Man plied route for 40 years before road crash

Relatives at Geoffrey Gachanja’s home at Iruri Village in Mathira, Nyeri County yesterday. It is here that Charles Munyi, who died together with six family members in a road accident at Salgaa in Nakuru, was born. (PHOTO: KIBATA KIHU/ STANDARD)

A man who died with his family in a road accident had plied the route for more than 40 years.

Charles Munyi, 64, often travelled from Kitale to Nyeri and back to attend family events, a brother, Geoffrey Gachanja said.

Mr Munyi and six other members of his family died in a grisly road crash when their vehicle collided with a truck at Salgaa along the Nakuru-Eldoret highway last Friday night.

"My brother Munyi and his wife moved to Kitale in 1976 and for the last 40 years, he would travel here to Nyeri at least twice a year to attend family functions or during the holidays," Geoffrey Gachanja explained.

Mr Gachanja said his deceased brother had travelled from Kitale with his 35-year-old son Gerald Munyi, Gerald's wife Gladys Mukuhi, 27, and their two children Ann Wambui, six, and two-year-old Joel Maina for their cousin's burial at Karundas village in Nyeri.

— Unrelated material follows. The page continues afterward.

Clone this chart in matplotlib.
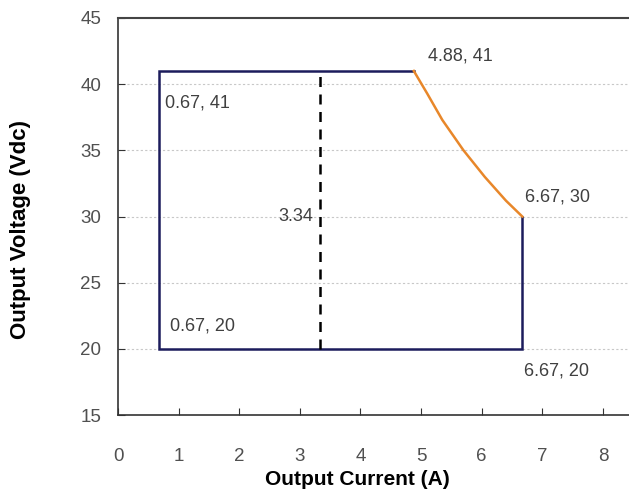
import matplotlib
matplotlib.use('Agg')
import matplotlib.pyplot as plt

# outline of the operating area
box_x = [4.88, 0.67, 0.67, 6.67, 6.67]
box_y = [41, 41, 20, 20, 30]
# constant power curve
curve_x = [4.88, 5.1, 5.35, 5.7, 6.05, 6.4, 6.67]
curve_y = [41, 39.3, 37.3, 35, 33.0, 31.2, 30]
mid_x = [3.34, 3.34]
mid_y = [20, 41]
labels = ['0.67, 41', '4.88, 41', '6.67, 30', '3.34', '0.67, 20', '6.67, 20']
label_x = [0.78, 5.12, 6.72, 3.22, 0.86, 6.70]
label_y = [38.6, 42.1, 31.5, 30.0, 21.7, 18.3]
xticks = [0, 1, 2, 3, 4, 5, 6, 7, 8]
yticks = [15, 20, 25, 30, 35, 40, 45]

font = ['Liberation Sans', 'DejaVu Sans']

fig = plt.figure(figsize=(6.29, 4.93), dpi=100)
ax = fig.add_axes([0.1876, 0.158, 0.8124, 0.8055])
ax.set_xlim(0, 8.43)
ax.set_ylim(15, 45)

for y in yticks[1:-1]:
    ax.axhline(y, color='#c8c8c8', lw=0.8, ls=(0, (2, 2)), zorder=0)

ax.plot(box_x, box_y, color='#1c1c5c', lw=1.8, solid_joinstyle='miter')
ax.plot(curve_x, curve_y, color='#e8872a', lw=1.8)
ax.plot(mid_x, mid_y, color='black', lw=1.8, ls=(0, (4, 3)))

for t, x, y in zip(labels, label_x, label_y):
    ha = 'right' if t == '3.34' else 'left'
    ax.text(x, y, t, ha=ha, va='center', fontsize=13, color='#404040', family=font)

ax.set_xticks(xticks)
ax.set_yticks(yticks)
ax.set_xticklabels([str(v) for v in xticks], family=font, fontsize=13.5, color='#505050')
ax.set_yticklabels([str(v) for v in yticks], family=font, fontsize=13.5, color='#505050')
ax.tick_params(axis='x', direction='in', length=5, pad=24, color='#333333')
ax.tick_params(axis='y', direction='in', length=5, pad=12, color='#333333')

ax.spines['right'].set_visible(False)
ax.spines['top'].set_color('#444444')
ax.spines['top'].set_linewidth(1.5)
ax.spines['left'].set_color('#333333')
ax.spines['bottom'].set_color('#333333')
ax.spines['left'].set_linewidth(1.2)
ax.spines['bottom'].set_linewidth(1.2)

fig.text(0.568, 0.028, 'Output Current (A)', ha='center', va='center',
         fontsize=15, fontweight='bold', family=font)
fig.text(0.032, 0.535, 'Output Voltage (Vdc)', ha='center', va='center', rotation=90,
         fontsize=16, fontweight='bold', family=font)

fig.savefig('out.png', dpi=100)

Also with them were Munyi's daughter Alice Muthoni, 30, and her son Myles Ndung'u,  aged three.

Gachanja said each time the family travelled to Nyeri, they stayed in touch. But on the fateful Friday, Gachanja says he did not call his brother, which was unusual.

After the burial, Munyi and his family spent the afternoon harvesting avocados to take back to their Kitale home.

For Gachanja, that was the last time he would see his brother and family alive.

The bodies of five family members will be buried in Nyeri on Friday, while Wambui and her son Myles will be interred at her matrimonial home in Molo on Thursday.

Mathira MP Peter Weru who visited the family noted it was time for all road transport stakeholders to redesign all the black spots in Kenya.